The parrot food we buy at the store usually has some dried peppers in it, and we have a bag of dried Thai peppers for treats. We have never fed the birds fresh peppers, though, so an internet search was in order just to make sure. With the safety check complete, it was time to offer the spicy treats to the birds. Sprite and Cher dug right into the seeds, but Lennon was a little shy. Coconut fed off of Lennon's timidness, but eventually figure it out. I put a pepper slice in his food dish, and once he figured out there were seeds in it, I thought he was going to topple over into his food dish as he picked wildly at them.

I've done some research since, and it seems that parrots do not have saliva glands and are therefore not bothered by the capsaicin, which is the chemical that makes peppers "hot". In fact, the peppers are loaded with essential vitamins for them and also act as a digestive aid.

The morning after their first taste of Jalapeño, I decided to mix some of the fresh peppers in with their breakfast.
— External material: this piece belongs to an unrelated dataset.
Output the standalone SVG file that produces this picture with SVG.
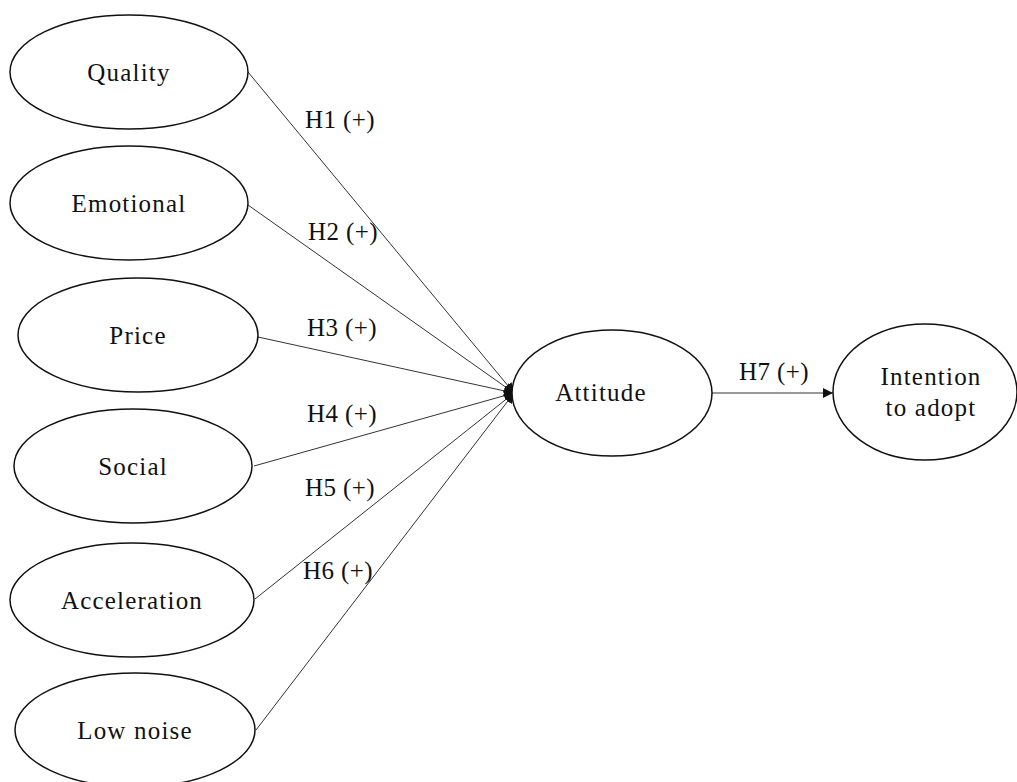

As I poured their dishes full of parrot pellets, a few slices of fresh Jalapeño went on top. It was a great treat for them, and I have since picked up some fresh Cayenne peppers to add to their daily diets.

The hot peppers pose no threat to the birds, but as mentioned, they're not as benign toward the Flock Advisors. That first morning as I was preparing their diets, I at some point wiped my freshly shaved face with a hand that had been divvying peppers all morning. The capsaicin is perfectly capable of burning sensitive skin, as it is capable of reddening our eyes. So if you do decide to chop up some fresh hot peppers for breakfast, wash your hands thoroughly lest you be brought to stinging tears.

1 comment:

  1. I'm hypersensitive to the capsaicin, and regardless of how many times I wash my hands, I still can't get the residue off. I have to wear thick gloves whenever I am around hot peppers.